Dataset extract:
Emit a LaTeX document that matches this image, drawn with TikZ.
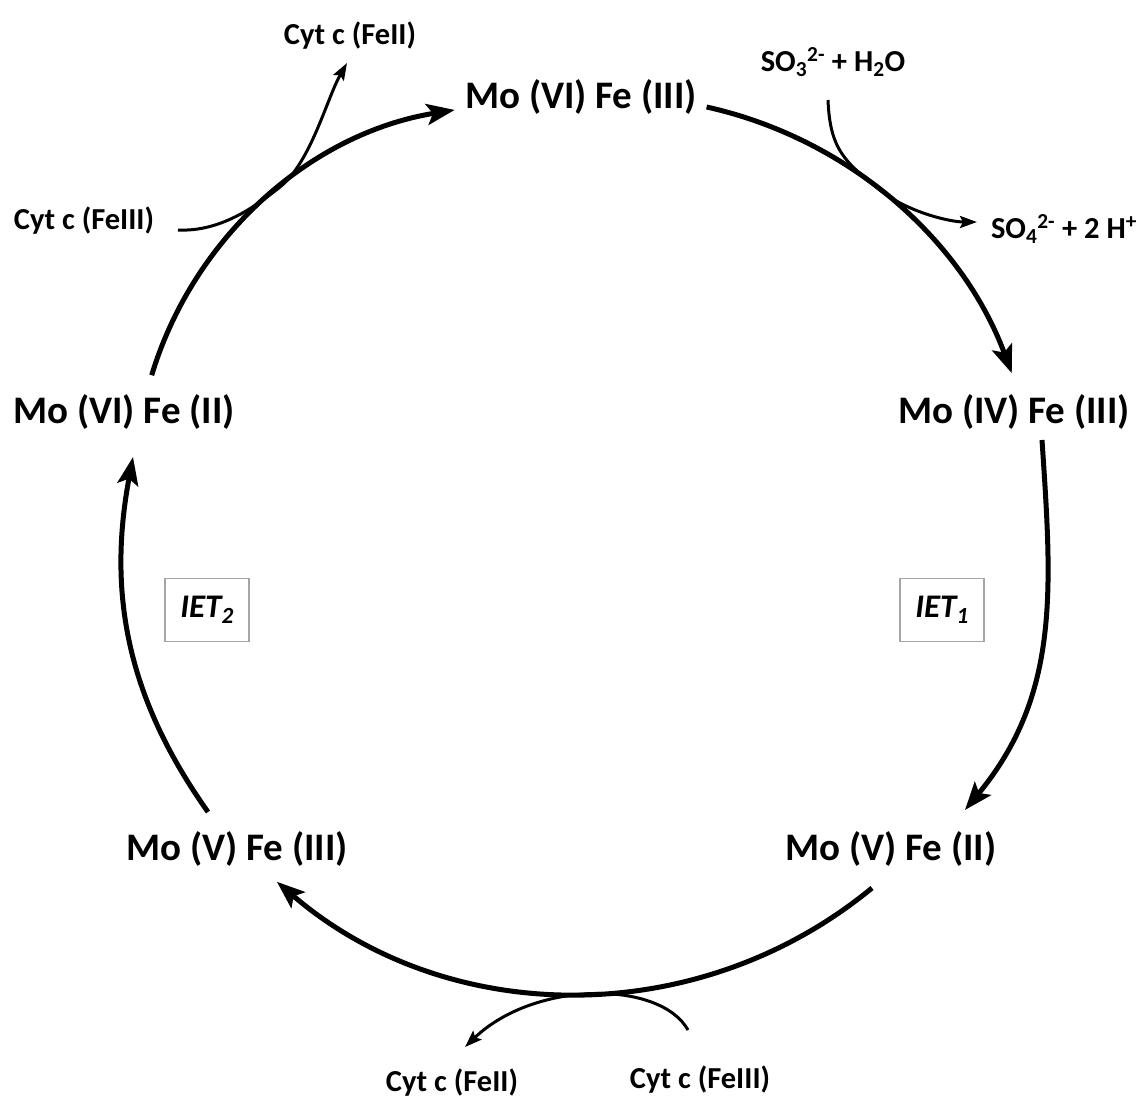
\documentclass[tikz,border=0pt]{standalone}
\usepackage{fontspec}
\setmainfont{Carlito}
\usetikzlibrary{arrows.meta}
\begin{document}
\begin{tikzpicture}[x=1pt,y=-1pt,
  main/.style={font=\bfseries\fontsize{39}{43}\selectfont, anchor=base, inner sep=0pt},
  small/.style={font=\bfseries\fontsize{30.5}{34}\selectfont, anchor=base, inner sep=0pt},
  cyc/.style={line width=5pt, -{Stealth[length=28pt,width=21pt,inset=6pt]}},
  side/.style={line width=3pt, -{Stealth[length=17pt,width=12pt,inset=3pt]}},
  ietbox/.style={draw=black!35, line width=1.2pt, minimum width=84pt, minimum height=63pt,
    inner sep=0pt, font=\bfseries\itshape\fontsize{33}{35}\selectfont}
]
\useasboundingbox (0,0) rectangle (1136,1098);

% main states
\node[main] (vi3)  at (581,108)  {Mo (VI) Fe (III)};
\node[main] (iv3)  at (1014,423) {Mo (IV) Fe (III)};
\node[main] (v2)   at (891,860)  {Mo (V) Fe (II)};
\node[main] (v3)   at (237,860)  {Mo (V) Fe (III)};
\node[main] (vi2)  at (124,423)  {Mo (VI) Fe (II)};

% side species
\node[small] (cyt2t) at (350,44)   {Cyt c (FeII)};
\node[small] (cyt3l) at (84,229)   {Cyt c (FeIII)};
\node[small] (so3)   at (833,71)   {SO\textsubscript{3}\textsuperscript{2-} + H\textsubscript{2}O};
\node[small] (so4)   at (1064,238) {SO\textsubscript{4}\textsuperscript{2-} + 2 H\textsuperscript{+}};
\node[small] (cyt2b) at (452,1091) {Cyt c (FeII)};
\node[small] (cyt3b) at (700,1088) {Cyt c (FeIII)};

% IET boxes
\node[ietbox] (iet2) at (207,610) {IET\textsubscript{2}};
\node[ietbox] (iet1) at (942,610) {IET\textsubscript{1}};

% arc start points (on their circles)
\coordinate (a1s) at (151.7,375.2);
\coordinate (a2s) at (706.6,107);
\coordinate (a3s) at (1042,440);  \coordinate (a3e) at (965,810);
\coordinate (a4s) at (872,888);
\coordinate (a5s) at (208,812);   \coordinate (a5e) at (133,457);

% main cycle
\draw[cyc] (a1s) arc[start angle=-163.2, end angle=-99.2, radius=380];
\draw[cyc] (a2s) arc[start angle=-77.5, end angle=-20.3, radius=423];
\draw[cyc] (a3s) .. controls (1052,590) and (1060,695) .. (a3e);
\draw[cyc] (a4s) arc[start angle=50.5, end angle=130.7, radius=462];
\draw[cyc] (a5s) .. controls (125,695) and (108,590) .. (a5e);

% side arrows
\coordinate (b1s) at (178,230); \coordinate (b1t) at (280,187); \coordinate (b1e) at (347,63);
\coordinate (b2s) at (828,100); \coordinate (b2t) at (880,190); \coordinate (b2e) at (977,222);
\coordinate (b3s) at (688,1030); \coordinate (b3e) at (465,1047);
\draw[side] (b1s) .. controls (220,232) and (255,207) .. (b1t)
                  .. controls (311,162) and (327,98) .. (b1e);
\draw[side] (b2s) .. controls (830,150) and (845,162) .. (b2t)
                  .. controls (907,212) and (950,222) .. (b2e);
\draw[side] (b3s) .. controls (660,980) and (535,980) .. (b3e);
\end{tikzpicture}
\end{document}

Work to be completed: Please transcribe the material above exactly as written. Leave the pictures out.

Result:
Emit a LaTeX document that matches this image, drawn with TikZ.
\documentclass[tikz,border=0pt]{standalone}
\usepackage{fontspec}
\setmainfont{Carlito}
\usetikzlibrary{arrows.meta}
\begin{document}
\begin{tikzpicture}[x=1pt,y=-1pt,
  main/.style={font=\bfseries\fontsize{39}{43}\selectfont, anchor=base, inner sep=0pt},
  small/.style={font=\bfseries\fontsize{30.5}{34}\selectfont, anchor=base, inner sep=0pt},
  cyc/.style={line width=5pt, -{Stealth[length=28pt,width=21pt,inset=6pt]}},
  side/.style={line width=3pt, -{Stealth[length=17pt,width=12pt,inset=3pt]}},
  ietbox/.style={draw=black!35, line width=1.2pt, minimum width=84pt, minimum height=63pt,
    inner sep=0pt, font=\bfseries\itshape\fontsize{33}{35}\selectfont}
]
\useasboundingbox (0,0) rectangle (1136,1098);

% main states
\node[main] (vi3)  at (581,108)  {Mo (VI) Fe (III)};
\node[main] (iv3)  at (1014,423) {Mo (IV) Fe (III)};
\node[main] (v2)   at (891,860)  {Mo (V) Fe (II)};
\node[main] (v3)   at (237,860)  {Mo (V) Fe (III)};
\node[main] (vi2)  at (124,423)  {Mo (VI) Fe (II)};

% side species
\node[small] (cyt2t) at (350,44)   {Cyt c (FeII)};
\node[small] (cyt3l) at (84,229)   {Cyt c (FeIII)};
\node[small] (so3)   at (833,71)   {SO\textsubscript{3}\textsuperscript{2-} + H\textsubscript{2}O};
\node[small] (so4)   at (1064,238) {SO\textsubscript{4}\textsuperscript{2-} + 2 H\textsuperscript{+}};
\node[small] (cyt2b) at (452,1091) {Cyt c (FeII)};
\node[small] (cyt3b) at (700,1088) {Cyt c (FeIII)};

% IET boxes
\node[ietbox] (iet2) at (207,610) {IET\textsubscript{2}};
\node[ietbox] (iet1) at (942,610) {IET\textsubscript{1}};

% arc start points (on their circles)
\coordinate (a1s) at (151.7,375.2);
\coordinate (a2s) at (706.6,107);
\coordinate (a3s) at (1042,440);  \coordinate (a3e) at (965,810);
\coordinate (a4s) at (872,888);
\coordinate (a5s) at (208,812);   \coordinate (a5e) at (133,457);

% main cycle
\draw[cyc] (a1s) arc[start angle=-163.2, end angle=-99.2, radius=380];
\draw[cyc] (a2s) arc[start angle=-77.5, end angle=-20.3, radius=423];
\draw[cyc] (a3s) .. controls (1052,590) and (1060,695) .. (a3e);
\draw[cyc] (a4s) arc[start angle=50.5, end angle=130.7, radius=462];
\draw[cyc] (a5s) .. controls (125,695) and (108,590) .. (a5e);

% side arrows
\coordinate (b1s) at (178,230); \coordinate (b1t) at (280,187); \coordinate (b1e) at (347,63);
\coordinate (b2s) at (828,100); \coordinate (b2t) at (880,190); \coordinate (b2e) at (977,222);
\coordinate (b3s) at (688,1030); \coordinate (b3e) at (465,1047);
\draw[side] (b1s) .. controls (220,232) and (255,207) .. (b1t)
                  .. controls (311,162) and (327,98) .. (b1e);
\draw[side] (b2s) .. controls (830,150) and (845,162) .. (b2t)
                  .. controls (907,212) and (950,222) .. (b2e);
\draw[side] (b3s) .. controls (660,980) and (535,980) .. (b3e);
\end{tikzpicture}
\end{document}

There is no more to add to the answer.